#### Given material ####

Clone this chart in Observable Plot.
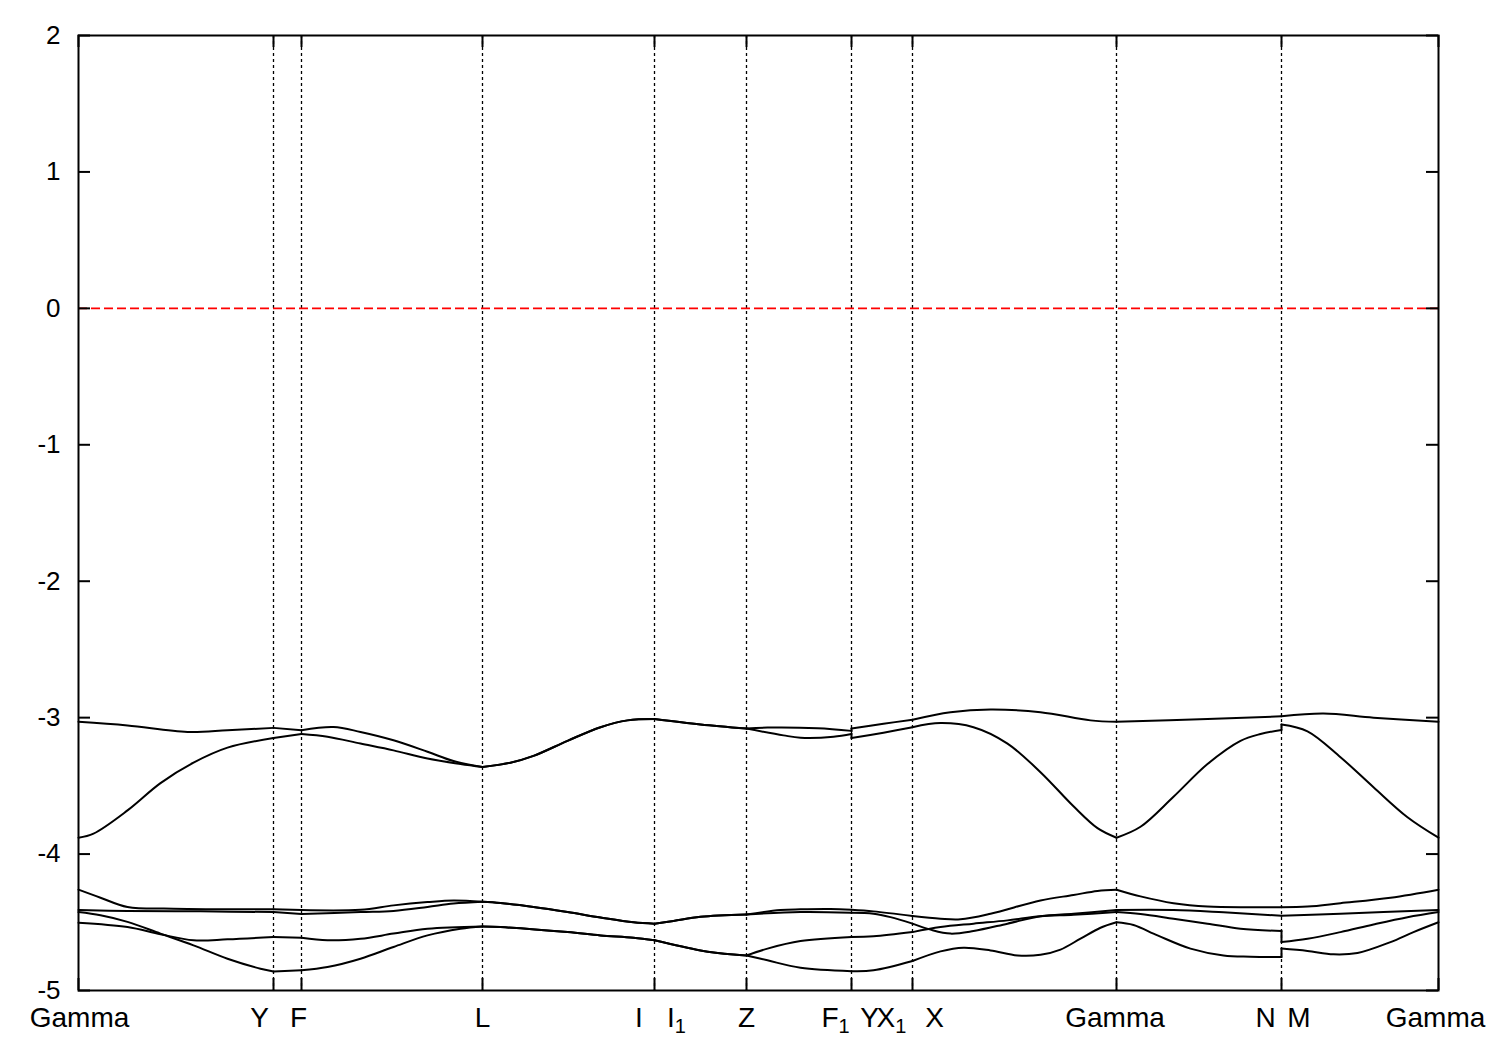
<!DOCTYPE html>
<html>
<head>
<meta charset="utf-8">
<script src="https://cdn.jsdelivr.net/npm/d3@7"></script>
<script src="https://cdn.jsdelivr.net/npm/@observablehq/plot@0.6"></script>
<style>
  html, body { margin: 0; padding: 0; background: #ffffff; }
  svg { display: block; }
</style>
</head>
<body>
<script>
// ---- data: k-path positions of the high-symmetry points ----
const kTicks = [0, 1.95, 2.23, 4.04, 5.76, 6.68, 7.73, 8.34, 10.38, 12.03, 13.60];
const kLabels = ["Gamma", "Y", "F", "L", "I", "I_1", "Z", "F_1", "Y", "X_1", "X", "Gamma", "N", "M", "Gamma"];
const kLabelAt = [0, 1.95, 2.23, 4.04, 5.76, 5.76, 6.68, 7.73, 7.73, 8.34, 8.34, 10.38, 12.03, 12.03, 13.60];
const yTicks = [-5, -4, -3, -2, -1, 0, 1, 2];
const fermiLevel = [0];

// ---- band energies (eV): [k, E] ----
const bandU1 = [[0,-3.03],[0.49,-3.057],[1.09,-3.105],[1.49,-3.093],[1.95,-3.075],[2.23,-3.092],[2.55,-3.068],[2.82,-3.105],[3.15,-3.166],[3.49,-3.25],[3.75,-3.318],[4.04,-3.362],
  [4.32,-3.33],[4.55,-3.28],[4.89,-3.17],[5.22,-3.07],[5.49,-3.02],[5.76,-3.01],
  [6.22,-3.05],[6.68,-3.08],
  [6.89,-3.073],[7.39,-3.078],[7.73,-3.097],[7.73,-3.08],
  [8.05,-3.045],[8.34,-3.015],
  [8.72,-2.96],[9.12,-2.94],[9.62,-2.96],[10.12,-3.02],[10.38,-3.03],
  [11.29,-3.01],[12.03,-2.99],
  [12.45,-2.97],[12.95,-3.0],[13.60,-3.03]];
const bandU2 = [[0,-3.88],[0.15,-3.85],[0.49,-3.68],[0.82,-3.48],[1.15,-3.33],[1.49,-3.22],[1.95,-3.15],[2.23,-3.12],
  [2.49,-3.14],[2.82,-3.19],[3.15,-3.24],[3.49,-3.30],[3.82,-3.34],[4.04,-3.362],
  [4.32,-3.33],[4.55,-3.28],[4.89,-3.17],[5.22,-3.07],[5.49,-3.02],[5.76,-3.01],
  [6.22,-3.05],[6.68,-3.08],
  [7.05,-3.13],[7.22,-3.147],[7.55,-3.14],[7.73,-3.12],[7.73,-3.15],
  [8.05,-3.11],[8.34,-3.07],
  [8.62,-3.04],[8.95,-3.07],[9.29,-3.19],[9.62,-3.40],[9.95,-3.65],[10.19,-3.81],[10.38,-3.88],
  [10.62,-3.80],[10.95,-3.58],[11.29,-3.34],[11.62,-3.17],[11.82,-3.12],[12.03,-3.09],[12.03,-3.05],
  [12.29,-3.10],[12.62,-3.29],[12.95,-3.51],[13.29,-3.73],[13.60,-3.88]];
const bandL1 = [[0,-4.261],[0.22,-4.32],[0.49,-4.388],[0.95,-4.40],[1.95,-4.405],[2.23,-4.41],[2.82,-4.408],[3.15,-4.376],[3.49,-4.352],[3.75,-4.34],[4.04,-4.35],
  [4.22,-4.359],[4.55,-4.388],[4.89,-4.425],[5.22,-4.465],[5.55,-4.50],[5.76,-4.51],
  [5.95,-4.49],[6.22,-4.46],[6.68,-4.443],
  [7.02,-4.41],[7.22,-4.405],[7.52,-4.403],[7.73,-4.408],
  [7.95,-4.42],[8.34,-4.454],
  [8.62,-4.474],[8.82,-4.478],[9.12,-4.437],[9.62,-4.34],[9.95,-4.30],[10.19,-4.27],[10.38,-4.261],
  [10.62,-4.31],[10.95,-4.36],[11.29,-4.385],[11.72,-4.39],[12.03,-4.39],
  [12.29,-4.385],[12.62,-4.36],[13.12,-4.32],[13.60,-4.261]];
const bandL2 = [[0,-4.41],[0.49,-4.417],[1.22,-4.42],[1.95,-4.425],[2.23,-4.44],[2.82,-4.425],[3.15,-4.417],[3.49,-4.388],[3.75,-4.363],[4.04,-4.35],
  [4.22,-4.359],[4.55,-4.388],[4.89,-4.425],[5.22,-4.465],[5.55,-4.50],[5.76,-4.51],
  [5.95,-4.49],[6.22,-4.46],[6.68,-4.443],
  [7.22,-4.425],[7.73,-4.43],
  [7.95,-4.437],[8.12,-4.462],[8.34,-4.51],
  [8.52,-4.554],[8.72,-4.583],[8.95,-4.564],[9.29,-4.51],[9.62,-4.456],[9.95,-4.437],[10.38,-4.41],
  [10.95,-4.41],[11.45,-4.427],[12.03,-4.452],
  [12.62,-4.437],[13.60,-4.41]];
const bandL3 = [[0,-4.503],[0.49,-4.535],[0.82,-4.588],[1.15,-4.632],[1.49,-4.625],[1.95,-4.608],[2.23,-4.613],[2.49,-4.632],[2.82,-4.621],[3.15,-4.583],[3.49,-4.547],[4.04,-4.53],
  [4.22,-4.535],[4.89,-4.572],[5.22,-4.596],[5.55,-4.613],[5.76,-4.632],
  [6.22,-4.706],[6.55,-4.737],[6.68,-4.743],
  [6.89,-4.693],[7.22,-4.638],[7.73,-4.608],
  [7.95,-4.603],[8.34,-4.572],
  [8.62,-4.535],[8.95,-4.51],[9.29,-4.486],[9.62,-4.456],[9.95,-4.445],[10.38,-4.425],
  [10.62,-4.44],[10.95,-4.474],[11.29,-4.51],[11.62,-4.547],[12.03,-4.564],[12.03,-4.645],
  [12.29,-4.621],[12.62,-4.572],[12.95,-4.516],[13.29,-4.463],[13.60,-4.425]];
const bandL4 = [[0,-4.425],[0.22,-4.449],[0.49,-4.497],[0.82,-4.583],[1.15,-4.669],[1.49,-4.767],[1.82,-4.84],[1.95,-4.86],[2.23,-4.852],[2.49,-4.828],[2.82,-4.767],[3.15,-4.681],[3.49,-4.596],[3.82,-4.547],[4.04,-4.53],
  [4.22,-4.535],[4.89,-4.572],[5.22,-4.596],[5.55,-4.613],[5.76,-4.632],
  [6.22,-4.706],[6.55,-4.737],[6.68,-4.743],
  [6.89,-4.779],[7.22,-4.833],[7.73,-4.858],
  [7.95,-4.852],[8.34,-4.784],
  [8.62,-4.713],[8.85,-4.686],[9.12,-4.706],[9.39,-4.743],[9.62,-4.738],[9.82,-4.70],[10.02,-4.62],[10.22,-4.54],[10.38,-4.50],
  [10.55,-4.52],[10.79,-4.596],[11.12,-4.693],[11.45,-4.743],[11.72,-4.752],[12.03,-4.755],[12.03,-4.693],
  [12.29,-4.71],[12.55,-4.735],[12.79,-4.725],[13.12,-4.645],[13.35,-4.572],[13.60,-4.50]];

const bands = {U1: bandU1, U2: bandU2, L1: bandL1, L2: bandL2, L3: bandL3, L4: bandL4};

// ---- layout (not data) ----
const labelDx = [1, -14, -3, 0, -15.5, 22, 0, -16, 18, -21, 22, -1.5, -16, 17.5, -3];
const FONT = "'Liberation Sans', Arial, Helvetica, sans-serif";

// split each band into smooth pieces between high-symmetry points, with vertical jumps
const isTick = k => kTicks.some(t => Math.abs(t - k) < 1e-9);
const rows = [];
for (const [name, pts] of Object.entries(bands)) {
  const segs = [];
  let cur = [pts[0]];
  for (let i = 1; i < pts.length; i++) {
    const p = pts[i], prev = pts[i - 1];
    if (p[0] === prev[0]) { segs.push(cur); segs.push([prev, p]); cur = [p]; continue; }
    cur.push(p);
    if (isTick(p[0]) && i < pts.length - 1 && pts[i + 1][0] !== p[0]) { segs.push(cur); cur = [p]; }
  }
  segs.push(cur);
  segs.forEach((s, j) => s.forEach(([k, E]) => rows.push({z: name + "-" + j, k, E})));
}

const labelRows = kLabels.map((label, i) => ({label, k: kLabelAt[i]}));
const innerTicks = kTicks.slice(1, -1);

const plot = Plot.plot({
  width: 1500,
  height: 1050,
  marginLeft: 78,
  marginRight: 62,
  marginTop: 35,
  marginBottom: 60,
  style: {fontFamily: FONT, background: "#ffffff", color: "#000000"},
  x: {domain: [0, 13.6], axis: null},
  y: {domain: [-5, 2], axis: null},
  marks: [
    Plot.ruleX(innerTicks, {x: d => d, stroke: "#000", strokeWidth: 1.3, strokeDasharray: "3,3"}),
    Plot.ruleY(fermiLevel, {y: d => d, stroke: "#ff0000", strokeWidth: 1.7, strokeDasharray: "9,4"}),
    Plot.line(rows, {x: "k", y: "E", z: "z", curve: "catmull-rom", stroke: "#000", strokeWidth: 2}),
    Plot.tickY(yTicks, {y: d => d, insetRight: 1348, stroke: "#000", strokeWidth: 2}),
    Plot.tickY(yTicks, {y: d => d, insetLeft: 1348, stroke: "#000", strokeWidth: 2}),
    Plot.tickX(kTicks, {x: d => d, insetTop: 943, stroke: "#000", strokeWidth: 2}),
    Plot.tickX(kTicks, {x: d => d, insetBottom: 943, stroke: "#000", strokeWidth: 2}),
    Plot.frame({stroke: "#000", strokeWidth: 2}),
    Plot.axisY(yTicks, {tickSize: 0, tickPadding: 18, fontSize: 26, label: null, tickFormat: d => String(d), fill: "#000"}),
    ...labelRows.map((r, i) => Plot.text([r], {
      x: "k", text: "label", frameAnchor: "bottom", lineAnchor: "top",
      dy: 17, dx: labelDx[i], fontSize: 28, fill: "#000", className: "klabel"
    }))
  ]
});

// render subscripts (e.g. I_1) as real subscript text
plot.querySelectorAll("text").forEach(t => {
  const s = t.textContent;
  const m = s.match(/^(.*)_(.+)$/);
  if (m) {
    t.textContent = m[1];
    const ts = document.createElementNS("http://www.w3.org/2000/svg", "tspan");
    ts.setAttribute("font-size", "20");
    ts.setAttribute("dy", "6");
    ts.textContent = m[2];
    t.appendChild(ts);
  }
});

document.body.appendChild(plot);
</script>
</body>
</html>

####

**Given task**
Print, exactly as written, the lines above from the first one to the one containing "const fermiLevel = [0];". Leave out pictures.

**Correct output**
Clone this chart in Observable Plot.
<!DOCTYPE html>
<html>
<head>
<meta charset="utf-8">
<script src="https://cdn.jsdelivr.net/npm/d3@7"></script>
<script src="https://cdn.jsdelivr.net/npm/@observablehq/plot@0.6"></script>
<style>
  html, body { margin: 0; padding: 0; background: #ffffff; }
  svg { display: block; }
</style>
</head>
<body>
<script>
// ---- data: k-path positions of the high-symmetry points ----
const kTicks = [0, 1.95, 2.23, 4.04, 5.76, 6.68, 7.73, 8.34, 10.38, 12.03, 13.60];
const kLabels = ["Gamma", "Y", "F", "L", "I", "I_1", "Z", "F_1", "Y", "X_1", "X", "Gamma", "N", "M", "Gamma"];
const kLabelAt = [0, 1.95, 2.23, 4.04, 5.76, 5.76, 6.68, 7.73, 7.73, 8.34, 8.34, 10.38, 12.03, 12.03, 13.60];
const yTicks = [-5, -4, -3, -2, -1, 0, 1, 2];
const fermiLevel = [0];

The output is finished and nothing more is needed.